Data segment:
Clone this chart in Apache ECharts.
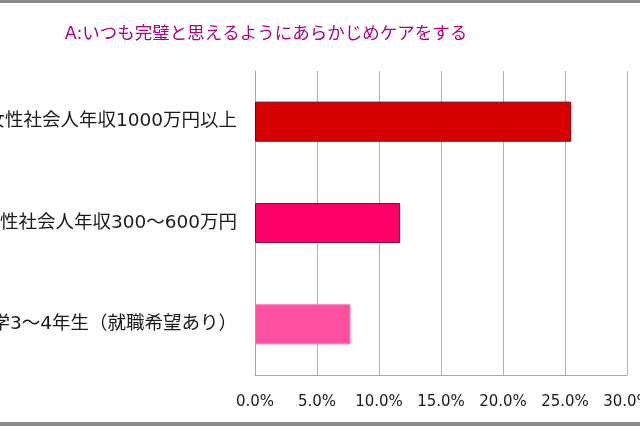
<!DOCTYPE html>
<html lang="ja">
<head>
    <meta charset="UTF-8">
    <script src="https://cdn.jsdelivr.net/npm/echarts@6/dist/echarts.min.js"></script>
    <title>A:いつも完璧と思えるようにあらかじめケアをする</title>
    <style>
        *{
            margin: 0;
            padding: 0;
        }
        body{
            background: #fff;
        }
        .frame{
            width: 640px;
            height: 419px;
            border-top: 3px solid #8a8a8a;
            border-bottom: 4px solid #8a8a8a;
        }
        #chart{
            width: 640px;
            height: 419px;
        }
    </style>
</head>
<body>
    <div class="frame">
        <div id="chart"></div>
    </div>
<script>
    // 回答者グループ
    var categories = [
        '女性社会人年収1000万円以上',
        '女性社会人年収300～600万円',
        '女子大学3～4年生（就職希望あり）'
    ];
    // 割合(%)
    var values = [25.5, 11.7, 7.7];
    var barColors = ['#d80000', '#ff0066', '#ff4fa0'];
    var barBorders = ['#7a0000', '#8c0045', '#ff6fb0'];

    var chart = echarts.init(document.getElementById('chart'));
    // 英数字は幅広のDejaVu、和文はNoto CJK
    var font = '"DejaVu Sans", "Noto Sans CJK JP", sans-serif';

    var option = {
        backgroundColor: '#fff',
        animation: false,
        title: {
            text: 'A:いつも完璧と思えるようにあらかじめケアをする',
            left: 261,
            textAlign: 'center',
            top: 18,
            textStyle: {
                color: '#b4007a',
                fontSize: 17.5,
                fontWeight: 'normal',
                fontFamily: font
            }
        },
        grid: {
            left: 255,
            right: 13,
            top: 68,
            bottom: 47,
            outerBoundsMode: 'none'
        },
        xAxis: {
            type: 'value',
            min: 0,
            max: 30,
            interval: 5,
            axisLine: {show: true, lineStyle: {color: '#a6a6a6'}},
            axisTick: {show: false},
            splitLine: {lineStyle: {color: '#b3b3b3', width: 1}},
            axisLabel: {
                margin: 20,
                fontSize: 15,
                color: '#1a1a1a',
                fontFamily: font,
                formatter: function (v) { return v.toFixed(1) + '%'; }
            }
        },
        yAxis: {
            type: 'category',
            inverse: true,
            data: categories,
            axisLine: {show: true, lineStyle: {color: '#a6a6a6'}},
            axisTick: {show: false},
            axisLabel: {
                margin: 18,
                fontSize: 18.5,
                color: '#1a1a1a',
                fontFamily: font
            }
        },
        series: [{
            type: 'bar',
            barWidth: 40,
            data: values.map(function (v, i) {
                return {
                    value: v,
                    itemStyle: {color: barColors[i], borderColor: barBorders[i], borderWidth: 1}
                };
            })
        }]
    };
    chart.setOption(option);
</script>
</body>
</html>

The exercise: Quote the full listing above word for word; exclude every picture from the copy.

Correct answer:
Clone this chart in Apache ECharts.
<!DOCTYPE html>
<html lang="ja">
<head>
    <meta charset="UTF-8">
    <script src="https://cdn.jsdelivr.net/npm/echarts@6/dist/echarts.min.js"></script>
    <title>A:いつも完璧と思えるようにあらかじめケアをする</title>
    <style>
        *{
            margin: 0;
            padding: 0;
        }
        body{
            background: #fff;
        }
        .frame{
            width: 640px;
            height: 419px;
            border-top: 3px solid #8a8a8a;
            border-bottom: 4px solid #8a8a8a;
        }
        #chart{
            width: 640px;
            height: 419px;
        }
    </style>
</head>
<body>
    <div class="frame">
        <div id="chart"></div>
    </div>
<script>
    // 回答者グループ
    var categories = [
        '女性社会人年収1000万円以上',
        '女性社会人年収300～600万円',
        '女子大学3～4年生（就職希望あり）'
    ];
    // 割合(%)
    var values = [25.5, 11.7, 7.7];
    var barColors = ['#d80000', '#ff0066', '#ff4fa0'];
    var barBorders = ['#7a0000', '#8c0045', '#ff6fb0'];

    var chart = echarts.init(document.getElementById('chart'));
    // 英数字は幅広のDejaVu、和文はNoto CJK
    var font = '"DejaVu Sans", "Noto Sans CJK JP", sans-serif';

    var option = {
        backgroundColor: '#fff',
        animation: false,
        title: {
            text: 'A:いつも完璧と思えるようにあらかじめケアをする',
            left: 261,
            textAlign: 'center',
            top: 18,
            textStyle: {
                color: '#b4007a',
                fontSize: 17.5,
                fontWeight: 'normal',
                fontFamily: font
            }
        },
        grid: {
            left: 255,
            right: 13,
            top: 68,
            bottom: 47,
            outerBoundsMode: 'none'
        },
        xAxis: {
            type: 'value',
            min: 0,
            max: 30,
            interval: 5,
            axisLine: {show: true, lineStyle: {color: '#a6a6a6'}},
            axisTick: {show: false},
            splitLine: {lineStyle: {color: '#b3b3b3', width: 1}},
            axisLabel: {
                margin: 20,
                fontSize: 15,
                color: '#1a1a1a',
                fontFamily: font,
                formatter: function (v) { return v.toFixed(1) + '%'; }
            }
        },
        yAxis: {
            type: 'category',
            inverse: true,
            data: categories,
            axisLine: {show: true, lineStyle: {color: '#a6a6a6'}},
            axisTick: {show: false},
            axisLabel: {
                margin: 18,
                fontSize: 18.5,
                color: '#1a1a1a',
                fontFamily: font
            }
        },
        series: [{
            type: 'bar',
            barWidth: 40,
            data: values.map(function (v, i) {
                return {
                    value: v,
                    itemStyle: {color: barColors[i], borderColor: barBorders[i], borderWidth: 1}
                };
            })
        }]
    };
    chart.setOption(option);
</script>
</body>
</html>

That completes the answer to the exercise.